An element of this perennial debate is whether you work to improve workers' living situations in the short-term at the expense of the long-term, or let things get worse and then push through to a new, truly better system in the future. I think that in favouring the latter you can underestimate how much truly worse things can get without getting any better.
I support the Greens because I genuinely believe that their stated policy aims, such as a citizen's income and worker/common ownership are radical enough to not only improve people's living standards in the medium-term but
also can help create a common understanding of how a new, overhauled system could work. I think that this is what sets them apart from Labour. Labour will always position themselves slightly to the left of the Tories and have given up on any kind of vision. I don't think their policies are radical enough to use a basis for a different society.

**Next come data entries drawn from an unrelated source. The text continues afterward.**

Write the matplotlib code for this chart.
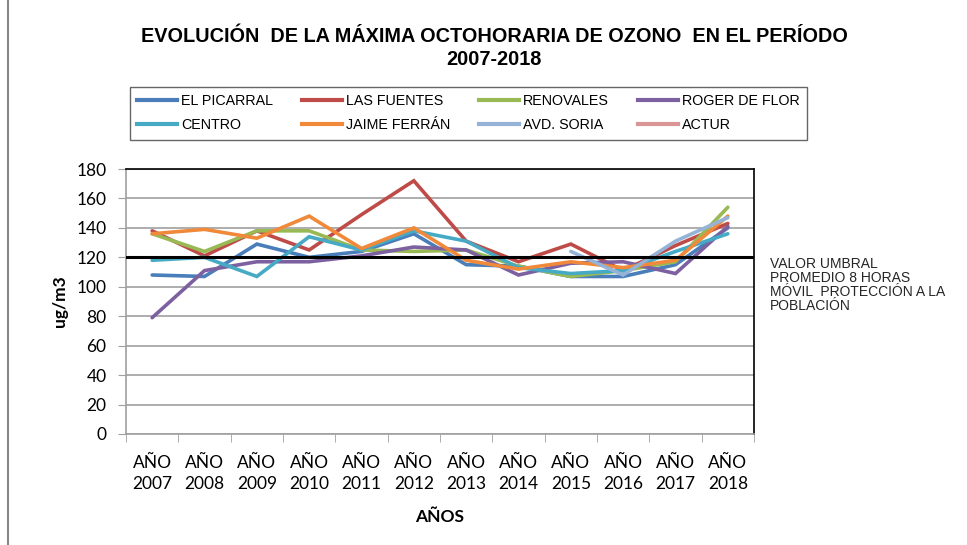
import numpy as np
import matplotlib
matplotlib.use("Agg")
import matplotlib.pyplot as plt
from matplotlib.lines import Line2D

nan = np.nan
years = ["AÑO\n2007", "AÑO\n2008", "AÑO\n2009", "AÑO\n2010", "AÑO\n2011", "AÑO\n2012",
         "AÑO\n2013", "AÑO\n2014", "AÑO\n2015", "AÑO\n2016", "AÑO\n2017", "AÑO\n2018"]

el_picarral   = [108, 107, 129, 120, 124, 136, 115, 114, 107, 107, 115, 140]
las_fuentes   = [138, 121, 138, 125, 149, 172, 131, 117, 129, 111, 128, 143]
renovales     = [136, 124, 138, 138, 125, 124, 125, 114, 107, 111, 117, 154]
roger_de_flor = [79, 111, 117, 117, 121, 127, 125, 108, 116, 117, 109, 141]
centro        = [118, 120, 107, 134, 125, 138, 131, 113, 109, 111, 124, 136]
jaime_ferran  = [136, 139, 133, 148, 126, 140, 118, 112, 117, 113, 118, 148]
avd_soria     = [nan, nan, nan, nan, nan, nan, nan, nan, 124, 108, 131, 147]
actur         = [nan, nan, nan, nan, nan, nan, nan, nan, nan, nan, nan, 148]

series_names = ["EL PICARRAL", "LAS FUENTES", "RENOVALES", "ROGER DE FLOR",
                "CENTRO", "JAIME FERRÁN", "AVD. SORIA", "ACTUR"]
series_values = [el_picarral, las_fuentes, renovales, roger_de_flor,
                 centro, jaime_ferran, avd_soria, actur]
colors = ["#4A7EBB", "#BE4B48", "#98B954", "#7D60A0",
          "#46AAC5", "#F08A3A", "#95B3D7", "#D99694"]

threshold = 120
yticks = [0, 20, 40, 60, 80, 100, 120, 140, 160, 180]

W, H = 967, 545
fig = plt.figure(figsize=(W / 100, H / 100), dpi=100)
ax = fig.add_axes([126 / W, 1 - 434 / H, (754 - 126) / W, (434 - 169) / H])

x = np.arange(len(years))
for name, vals, c in zip(series_names, series_values, colors):
    ax.plot(x, vals, color=c, lw=2.6, solid_capstyle="round", solid_joinstyle="miter", zorder=3)

ax.axhline(threshold, color="black", lw=2.2, zorder=4)

ax.set_xlim(-0.5, len(years) - 0.5)
ax.set_ylim(0, 180)
ax.set_yticks(yticks)
ax.set_yticklabels([str(v) for v in yticks], fontfamily="Lato", fontsize=12.5)
ax.yaxis.grid(True, color="#A0A0A0", lw=1.2)
ax.set_axisbelow(True)

ax.set_xticks(x)
ax.set_xticklabels(years, fontfamily="Lato", fontsize=12.5, linespacing=1.4)
ax.set_xticks(np.arange(-0.5, len(years), 1), minor=True)
ax.tick_params(axis="x", which="major", length=0, pad=15)
ax.tick_params(axis="x", which="minor", length=6, color="#A0A0A0", direction="out")
ax.tick_params(axis="y", length=6, color="#A0A0A0", direction="out", pad=8)

for s in ["left", "bottom"]:
    ax.spines[s].set_color("#A0A0A0")
    ax.spines[s].set_linewidth(1.2)
for s in ["top", "right"]:
    ax.spines[s].set_color("black")
    ax.spines[s].set_linewidth(1.2)

ax.set_ylabel("ug/m3", fontfamily="Lato", fontweight="bold", fontsize=12.5, labelpad=6)
ax.set_xlabel("AÑOS", fontfamily="Lato", fontweight="bold", fontsize=12.5, labelpad=12)

fig.text(494 / W, 1 - 36 / H, "EVOLUCIÓN  DE LA MÁXIMA OCTOHORARIA DE OZONO  EN EL PERÍODO",
         ha="center", va="center", fontfamily="Liberation Sans", fontweight="bold", fontsize=14.3)
fig.text(494 / W, 1 - 59 / H, "2007-2018",
         ha="center", va="center", fontfamily="Liberation Sans", fontweight="bold", fontsize=14.3)

fig.text(770 / W, 1 - 285 / H,
         "VALOR UMBRAL\nPROMEDIO 8 HORAS\nMÓVIL  PROTECCIÓN A LA\nPOBLACIÓN",
         ha="left", va="center", fontfamily="Liberation Sans", fontsize=10,
         color="#262626", linespacing=0.98)

# legend filled row by row (matplotlib fills column-first)
order = [0, 4, 1, 5, 2, 6, 3, 7]
handles = [Line2D([], [], color=colors[i], lw=3) for i in order]
labels = [series_names[i] for i in order]
leg = fig.legend(handles, labels, loc="upper left",
                 bbox_to_anchor=(130 / W, 1 - 87 / H), ncol=4,
                 prop={"family": "Liberation Sans", "size": 10.3},
                 frameon=True, fancybox=False, edgecolor="#404040",
                 handlelength=2.8, handletextpad=0.25, columnspacing=2.05,
                 borderpad=0.5, labelspacing=0.72, borderaxespad=0)
leg.get_frame().set_linewidth(1.0)

fig.add_artist(Line2D([8 / W, 8 / W], [0, 1], color="#888888", lw=1.5,
                      transform=fig.transFigure))

fig.savefig("out.png", dpi=100)
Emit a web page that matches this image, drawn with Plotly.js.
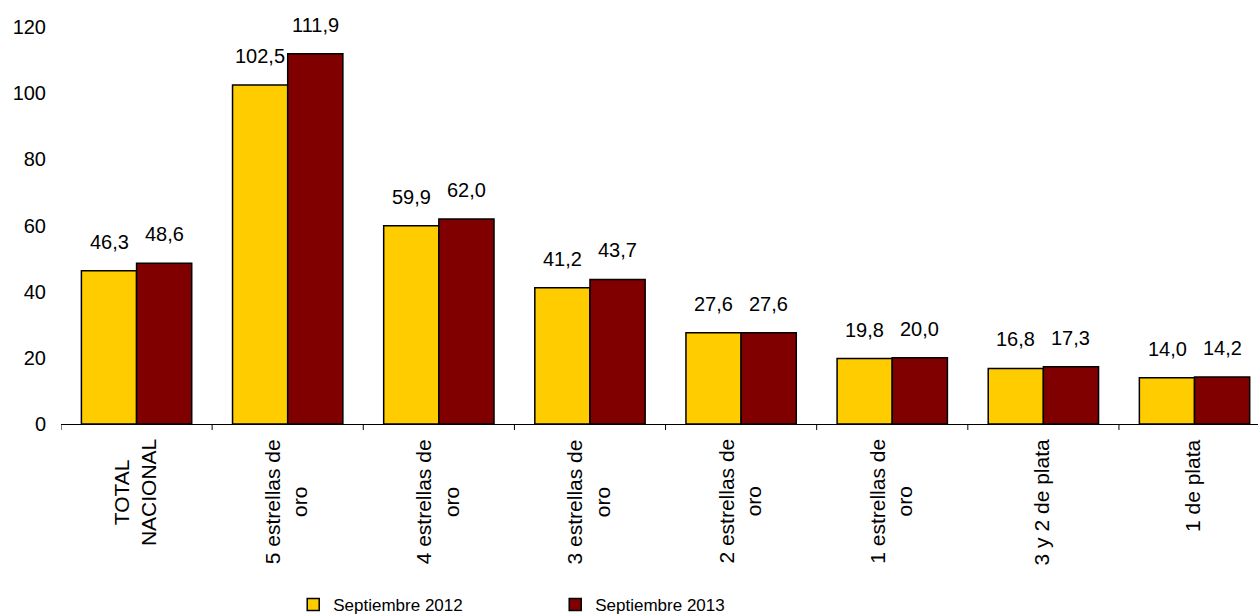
<!DOCTYPE html>
<html><head><meta charset="utf-8">
<script src="https://cdn.plot.ly/plotly-3.0.1.min.js"></script>
<style>html,body{margin:0;padding:0;background:#fff;overflow:hidden}</style>
</head><body>
<div id="chart" style="width:1258px;height:640px"></div>
<script>
const categories = ["TOTAL<br>NACIONAL","5 estrellas de<br>oro","4 estrellas de<br>oro","3 estrellas de<br>oro","2 estrellas de<br>oro","1 estrellas de<br>oro","3 y 2 de plata","1 de plata"];
const series2012 = [46.3,102.5,59.9,41.2,27.6,19.8,16.8,14.0];
const series2013 = [48.6,111.9,62.0,43.7,27.6,20.0,17.3,14.2];
const seriesNames = ["Septiembre 2012","Septiembre 2013"];
const yTicks = [0,20,40,60,80,100,120];

const fmt = v => v.toFixed(1).replace('.', ',');
const fam = "Liberation Sans, Arial, sans-serif";
const font = {family: fam, size: 20, color: "#000"};
const idx = categories.map((_, i) => i);

const traces = [
  {type:'bar', name: seriesNames[0], x: idx, y: series2012,
   marker:{color:'#FFCC00', line:{color:'#000', width:1.5}}, hoverinfo:'y'},
  {type:'bar', name: seriesNames[1], x: idx, y: series2013,
   marker:{color:'#800000', line:{color:'#000', width:1.5}}, hoverinfo:'y'}
];

const off = 0.182;
const annotations = [];
series2012.forEach((v,i)=>annotations.push({x:i-off, y:v, xref:'x', yref:'y', text:fmt(v), showarrow:false, yanchor:'bottom', yshift:16, font:font}));
series2013.forEach((v,i)=>annotations.push({x:i+off, y:v, xref:'x', yref:'y', text:fmt(v), showarrow:false, yanchor:'bottom', yshift:16, font:font}));
categories.forEach((c,i)=>annotations.push({x:i, y:0, xref:'x', yref:'paper', text:c, showarrow:false, textangle:-90,
  xanchor:'center', yanchor:'top', align:'center', yshift:-13, xshift:-2, font:{family:fam, size:21, color:'#000'}}));

const H = 640;
const layout = {
  width:1258, height:H,
  margin:{l:61, r:0, t:27, b:H-424},
  paper_bgcolor:'#fff', plot_bgcolor:'#fff',
  barmode:'group', bargap:0.27, bargroupgap:0,
  font: font,
  showlegend:true,
  legend:{orientation:'h', x:0.194, xanchor:'left', y:-(605-424)/397, yanchor:'middle', entrywidth:217,
          font:{family:fam, size:17, color:'#000'}},
  xaxis:{type:'linear', range:[-0.5, 7.42], showticklabels:false,
         showline:true, linecolor:'#000', linewidth:1, ticks:'', showgrid:false, zeroline:false, fixedrange:true},
  yaxis:{range:[0,120], tickmode:'array', tickvals:yTicks, ticktext:yTicks.map(String), showgrid:false, zeroline:false,
         showline:false, ticks:'', tickfont:font, ticklabelstandoff:14, fixedrange:true},
  shapes: idx.concat([idx.length]).map(i=>({type:'line', xref:'x', yref:'paper', x0:i-0.5, x1:i-0.5, ysizemode:'pixel', yanchor:0, y0:0, y1:-6, line:{color:'#000', width:1}})),
  annotations: annotations
};
Plotly.newPlot('chart', traces, layout, {displayModeBar:false, staticPlot:true});
</script>
</body></html>
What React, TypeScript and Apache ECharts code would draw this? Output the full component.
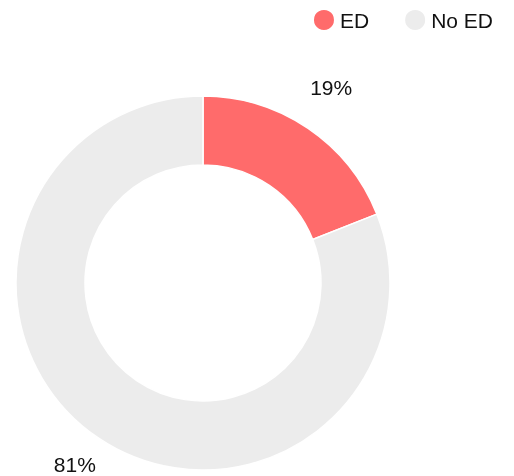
import React, { useEffect, useRef } from "react";
import * as echarts from "echarts";

const categories = ["ED", "No ED"];
const values = [19, 81];
const colors = ["#ff6b6b", "#ececec"];

export default function App() {
  const ref = useRef<HTMLDivElement>(null);
  useEffect(() => {
    if (!ref.current) return;
    const chart = echarts.init(ref.current, null, { renderer: "svg" });
    const data = categories.map((name, i) => ({
      name,
      value: values[i],
      itemStyle: { color: colors[i] },
    }));
    const font = "'Liberation Sans', Arial, Helvetica, sans-serif";
    chart.setOption({
      animation: false,
      legend: {
        data: categories,
        right: 16,
        top: 3,
        icon: "circle",
        itemWidth: 22,
        itemHeight: 22,
        itemGap: 34,
        textStyle: { fontSize: 21, color: "#111", fontFamily: font },
      },
      series: [
        {
          type: "pie",
          center: [203, 283],
          radius: [118, 187],
          startAngle: 90,
          clockwise: true,
          silent: true,
          itemStyle: { borderColor: "#ffffff", borderWidth: 1.5 },
          label: { show: false },
          labelLine: { show: false },
          data,
        },
        {
          type: "pie",
          center: [203, 276],
          radius: [220, 230],
          startAngle: 90,
          clockwise: true,
          silent: true,
          legendHoverLink: false,
          itemStyle: { color: "rgba(0,0,0,0)", borderWidth: 0 },
          label: {
            show: true,
            position: "inside",
            formatter: "{d}%",
            fontSize: 21,
            color: "#111",
            fontFamily: font,
          },
          labelLine: { show: false },
          data: categories.map((name, i) => ({
            name,
            value: values[i],
            itemStyle: { color: "rgba(0,0,0,0)" },
          })),
        },
      ],
    });
    return () => chart.dispose();
  }, []);
  return (
    <div
      ref={ref}
      style={{ position: "fixed", left: 0, top: 0, width: 514, height: 476 }}
    />
  );
}
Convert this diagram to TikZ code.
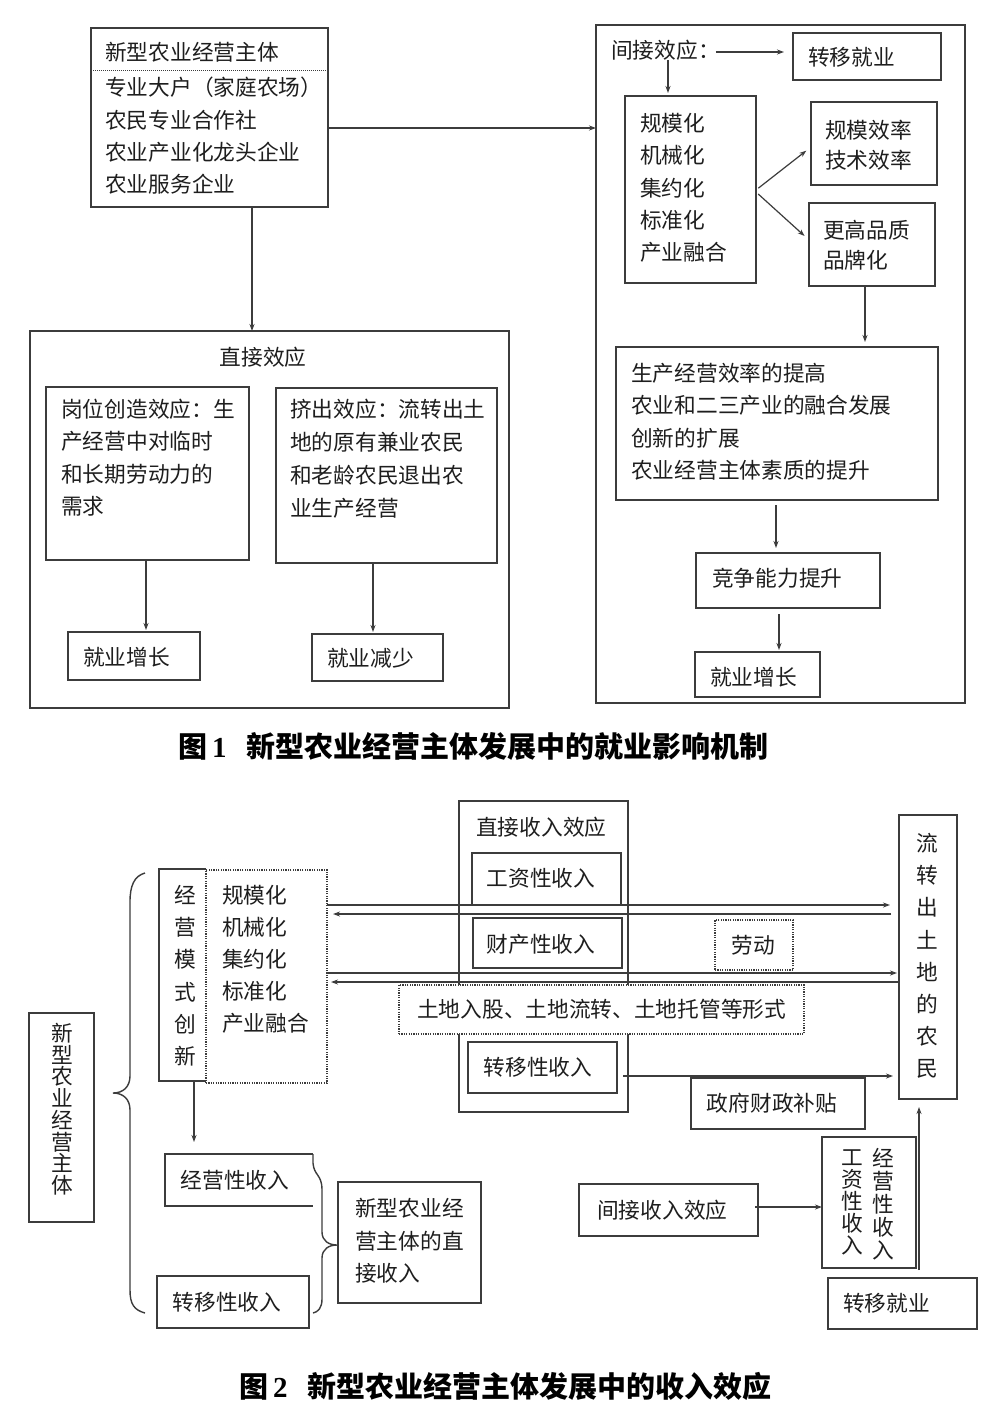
\documentclass[tikz,border=0pt]{standalone}
\usepackage{fontspec}
\setmainfont{Noto Sans CJK SC}
\newfontfamily\numfont{Liberation Serif}
\usetikzlibrary{arrows.meta}
\definecolor{linec}{HTML}{3C3C3C}
\definecolor{txtc}{HTML}{1E1E1E}
\tikzset{
 rbox/.style={draw=linec, line width=1.4pt, inner sep=0pt, outer sep=0pt},
 dotbox/.style={draw=linec, line width=1.1pt, dash pattern=on 1.2pt off 1.2pt},
 txt/.style={inner sep=0pt, text=txtc, font=\fontsize{21.7}{26}\selectfont},
 ml/.style={txt, anchor=north west, align=left, font=\fontsize{21.7}{#1}\selectfont},
 ml/.default=32.3,
 vt/.style={txt, anchor=north, align=center, font=\fontsize{21.7}{#1}\selectfont},
 vt/.default=32.2,
 arr/.style={draw=linec, line width=1.2pt, -{Stealth[length=7pt,width=5pt]}},
 edge3/.style={draw=linec, line width=1.4pt},
 captxt/.style={inner sep=0pt, anchor=west, text=black, font=\fontsize{29}{32}\selectfont\bfseries},
}
\newcommand\mkbox[6][]{\node[rbox,#1,anchor=north west,minimum width={(#5)-(#3)},minimum height={(#6)-(#4)}] (#2) at (#3,#4) {};}
\begin{document}
\begin{tikzpicture}[x=1pt,y=-1pt]
\useasboundingbox (0,0) rectangle (1000,1406);
\fill[white] (0,0) rectangle (1000,1406);
% ================= Figure 1 =================
\mkbox{a}{91}{28}{328}{207}
\draw[linec, line width=1pt, dash pattern=on 1pt off 1pt] ([xshift=2pt]a.west |- 0,70) -- ([xshift=-2pt]a.east |- 0,70);
\node[txt, anchor=west] (a1) at (105,52) {新型农业经营主体};
\node[ml] (a2) at (105,77) {专业大户（家庭农场）\\农民专业合作社\\农业产业化龙头企业\\农业服务企业};
\mkbox{d}{30}{331}{509}{708}
\node[txt] (dt) at (263,357) {直接效应};
\mkbox{d1}{46}{387}{249}{560}
\node[ml] (d1t) at (61,399) {岗位创造效应：生\\产经营中对临时\\和长期劳动力的\\需求};
\mkbox{d2}{276}{388}{497}{563}
\node[ml=33] (d2t) at (290,399) {挤出效应：流转出土\\地的原有兼业农民\\和老龄农民退出农\\业生产经营};
\mkbox{e1}{68}{632}{200}{680}
\node[txt, anchor=west] (e1t) at (83,657) {就业增长};
\mkbox{e2}{312}{634}{443}{681}
\node[txt, anchor=west] (e2t) at (327,658) {就业减少};
\mkbox{r}{596}{25}{965}{703}
\node[txt, anchor=west] (lbl) at (611,50) {间接效应：};
\mkbox{t}{793}{33}{941}{80}
\node[txt, anchor=west] (tt) at (808,57) {转移就业};
\mkbox{s}{625}{96}{756}{283}
\node[ml] (st) at (640,113) {规模化\\机械化\\集约化\\标准化\\产业融合};
\mkbox{ef}{811}{102}{937}{185}
\node[ml=30] (eft) at (825,120) {规模效率\\技术效率};
\mkbox{q}{809}{203}{935}{286}
\node[ml=30] (qt) at (823,220) {更高品质\\品牌化};
\mkbox{p}{616}{347}{938}{500}
\node[ml] (pt) at (631,363) {生产经营效率的提高\\农业和二三产业的融合发展\\创新的扩展\\农业经营主体素质的提升};
\mkbox{c}{696}{553}{880}{608}
\node[txt, anchor=west] (ct) at (712,578) {竞争能力提升};
\mkbox{j}{695}{652}{820}{697}
\node[txt, anchor=west] (jt) at (710,677) {就业增长};
% connectors fig 1
\draw[arr] (a.east |- 0,128) -- (r.west |- 0,128);
\draw[arr] (a.south -| 252,0) -- (d.north -| 252,0);
\draw[arr, shorten >=2pt] (d1.south -| 146,0) -- (e1.north -| 146,0);
\draw[arr, shorten >=2pt] (d2.south -| 373,0) -- (e2.north -| 373,0);
\draw[arr, shorten <=-4pt, shorten >=9pt] (lbl.east |- 0,52) -- (t.west |- 0,52);
\draw[arr, shorten >=3pt] (lbl.south -| 668,0) -- (s.north -| 668,0);
\draw[arr, shorten <=3pt, shorten >=6pt] (s.east |- 0,190) -- (ef.west |- 0,147);
\draw[arr, shorten <=3pt, shorten >=6pt] (s.east |- 0,192) -- (q.west |- 0,240);
\draw[arr, shorten >=5pt] (q.south -| 865,0) -- (p.north -| 865,0);
\draw[arr, shorten <=5pt, shorten >=5pt] (p.south -| 776,0) -- (c.north -| 776,0);
\draw[arr, shorten <=6pt, shorten >=2pt] (c.south -| 779,0) -- (j.north -| 779,0);
\node[captxt] (cap1) at (178,746) {图\hspace{5pt}{\numfont 1}\hspace{20pt}新型农业经营主体发展中的就业影响机制};
% ================= Figure 2 =================
\mkbox{zt}{29}{1013}{94}{1222}
\node[vt=21.7] (ztt) at (62,1023) {新\\型\\农\\业\\经\\营\\主\\体};
\draw[linec, line width=1.4pt] (145,873) .. controls (134,876) and (130,886) .. (130,902) -- (130,1076) .. controls (130,1087) and (123,1093) .. (113,1093) .. controls (123,1093) and (130,1099) .. (130,1110) -- (130,1290) .. controls (130,1304) and (134,1310) .. (145,1313);
\mkbox[draw=none]{ms}{159}{869}{206}{1081}
\draw[edge3] (ms.north east) -- (ms.north west) -- (ms.south west) -- (ms.south east);
\node[vt] (mst) at (185,885) {经\\营\\模\\式\\创\\新};
\mkbox[dotbox]{db}{206}{870}{327}{1083}
\node[ml=32] (dbt) at (222,885) {规模化\\机械化\\集约化\\标准化\\产业融合};
\mkbox{zj}{459}{801}{628}{1112}
\node[txt, anchor=west] (zjt) at (476,827) {直接收入效应};
\mkbox{gz}{472}{853}{621}{905}
\node[txt] (gzt) at (541,878) {工资性收入};
\mkbox{cc}{473}{918}{622}{968}
\node[txt] (cct) at (541,944) {财产性收入};
\mkbox[dotbox]{ld}{715}{920}{793}{970}
\node[txt] (ldt) at (753,945) {劳动};
\mkbox{zy}{468}{1042}{617}{1093}
\node[txt] (zyt) at (538,1067) {转移性收入};
\mkbox{zf}{691}{1078}{865}{1129}
\node[txt] (zft) at (772,1103) {政府财政补贴};
\mkbox{nm}{899}{815}{957}{1099}
\node[vt] (nmt) at (927,833) {流\\转\\出\\土\\地\\的\\农\\民};
\mkbox{jj}{579}{1184}{758}{1236}
\node[txt, anchor=west] (jjt) at (597,1210) {间接收入效应};
\mkbox{wb}{822}{1137}{916}{1268}
\node[vt=22] (wb1) at (852,1150) {工\\资\\性\\收\\入};
\node[vt=23] (wb2) at (883,1148) {经\\营\\性\\收\\入};
\mkbox{zyj}{828}{1278}{977}{1329}
\node[txt, anchor=west] (zyjt) at (843,1303) {转移就业};
\mkbox[draw=none]{jy}{165}{1154}{313}{1206}
\draw[edge3] (jy.north east) -- (jy.north west) -- (jy.south west) -- (jy.south east);
\node[txt] (jyt) at (235,1180) {经营性收入};
\mkbox{zy2}{157}{1276}{309}{1328}
\node[txt] (zy2t) at (227,1302) {转移性收入};
\draw[linec, line width=1.4pt] (jy.north east) -- (313,1163) .. controls (314,1176) and (322,1174) .. (322,1190) -- (322,1232) .. controls (322,1241) and (329,1245) .. (337,1245) .. controls (329,1245) and (322,1249) .. (322,1258) -- (322,1299) .. controls (322,1308) and (318,1312) .. (313,1313);
\mkbox{zs}{338}{1182}{481}{1303}
\node[ml=32.5] (zst) at (355,1198) {新型农业经\\营主体的直\\接收入};
% connectors fig 2
\draw[arr, shorten >=9pt] (db.east |- 0,905) -- (nm.west |- 0,905);
\draw[arr, shorten <=8pt, shorten >=6pt] (nm.west |- 0,914) -- (db.east |- 0,914);
\draw[arr, shorten >=2pt] (db.east |- 0,973) -- (nm.west |- 0,973);
\draw[arr, shorten >=4pt] (nm.west |- 0,982) -- (db.east |- 0,982);
\draw[arr, shorten <=6pt, shorten >=6pt] (zy.east |- 0,1076) -- (nm.west |- 0,1076);
\draw[arr, shorten <=-3pt] (jj.east |- 0,1207) -- (wb.west |- 0,1207);
\draw[arr, shorten <=8pt, shorten >=8pt] (zyj.north -| 919,0) -- (nm.south -| 919,0);
\draw[arr, shorten >=12pt] (ms.south -| 194,0) -- (jy.north -| 194,0);
\mkbox[dotbox,fill=white]{td}{399}{985}{804}{1034}
\node[txt, anchor=west] (tdt) at (417,1009) {土地入股、土地流转、土地托管等形式};
\node[captxt] (cap2) at (239,1386) {图\hspace{5pt}{\numfont 2}\hspace{20pt}新型农业经营主体发展中的收入效应};
\end{tikzpicture}
\end{document}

Will the Greens manage to achieve any of this? I really don't know. They run the danger, like Labour in the 20s, of trying to be seen as a 'party of government' and abandoning what defined them. I do think they should be stronger about challenging the assumptions of the current political class. Like with this whole furore over the costing of their social housing policy - who seriously gives a fuck? I strongly think we need more social housing and I'll vote for a party that offers that. Am I suddenly going to not vote for that because it's not fully costed? Why is that important? That's what you use the civil servants for when you get into power, or you borrow on the capital markets because using cheap government borrowing to fund a massive programme of social housing sounds like a great idea to me. Should I suddenly back the Tories' plan to take from the poor and give to the rich because they've got the Treasury to fully cost how they'll do it? Absolute bollocks.
But anyway, this post is very long because I'm dumping all of my thoughts about the Greens. To be honest I find it odd that so many here (or a vocal minority at least) are so anti-Green. Yes, they are fairly bourgeois, but they're also polling well on what is a pretty radical policy statement. I think that should be seen as a promising sign for the left, but instead this thread is full of people complaining that support isn't going to TUSC or Left Unity or whatever ideological pure party. I just don't see such parties ever having sufficient electoral support to be able to make an alternative system seem achievable. Probably the Greens won't do that either, and I'll just go back to trying to make my local community a better place and fuck everything else, but I think they're worth a punt.
tl;dr: Yes the Greens aren't the hard left but then that won't work either and we're all fucked anyway so just try and do good to your neighbour.